Our Pope speaks freely about this task of volunteer work. The Pope begins, “your commitment is a reason for confidence, since it shows that goodness exists and that it is growing in our midst. … For Christians, volunteer work is not merely an expression of good will. It is based on a personal experience of Christ”, Whose “grace helps us to discover within ourselves a human desire for solidarity and a fundamental vocation to love. … We also become visible instruments of His love in a world that still profoundly yearns for that love amid the poverty, loneliness, marginalisation and ignorance that we see all around us.

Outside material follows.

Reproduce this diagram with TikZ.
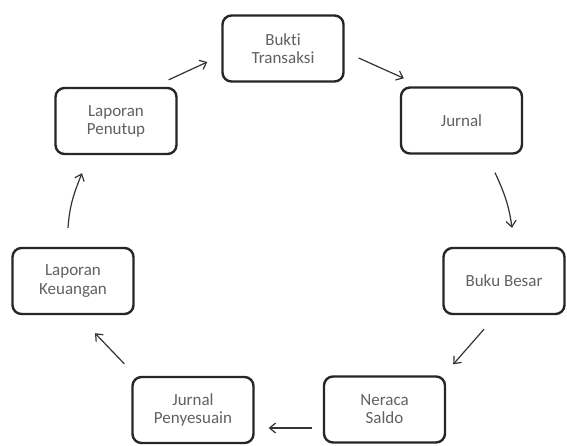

“Of course”, he added, “Catholic volunteer work cannot respond to all these needs, but that does not discourage us. … The little that we manage to do to relieve human needs can be seen as a good seed that will grow and bear much fruit; it is a sign of Christ’s presence and love. … This is the nature of the witness which you, in all humility and conviction, offer to civil society. While it is the duty of public authority to acknowledge and to appreciate this contribution without distorting it, your role as Christians is to take an active part in the life of society, seeking to make it ever more humane, ever more marked by authentic freedom, justice and solidarity."

Benedict XVI went on: “Our meeting today takes place on the liturgical memorial of St. Martin of Tours. Often portrayed sharing his mantle with a poor man, Martin became a model of charity throughout Europe and indeed the whole world. Nowadays, volunteer work as a service of charity has become a universally recognised element of our modern culture. Nonetheless, its origins can still be seen in the particularly Christian concern for safeguarding, without discrimination, the dignity of the human person created in the image and likeness of God. If these spiritual roots are denied or obscured and the criteria of our collaboration become purely utilitarian, what is most distinctive about the service you provide risks being lost, to the detriment of society as a whole."

The Pope concluded his remarks by inviting young people “to discover in volunteer work a way to grow in the self-giving love which gives life its deepest meaning."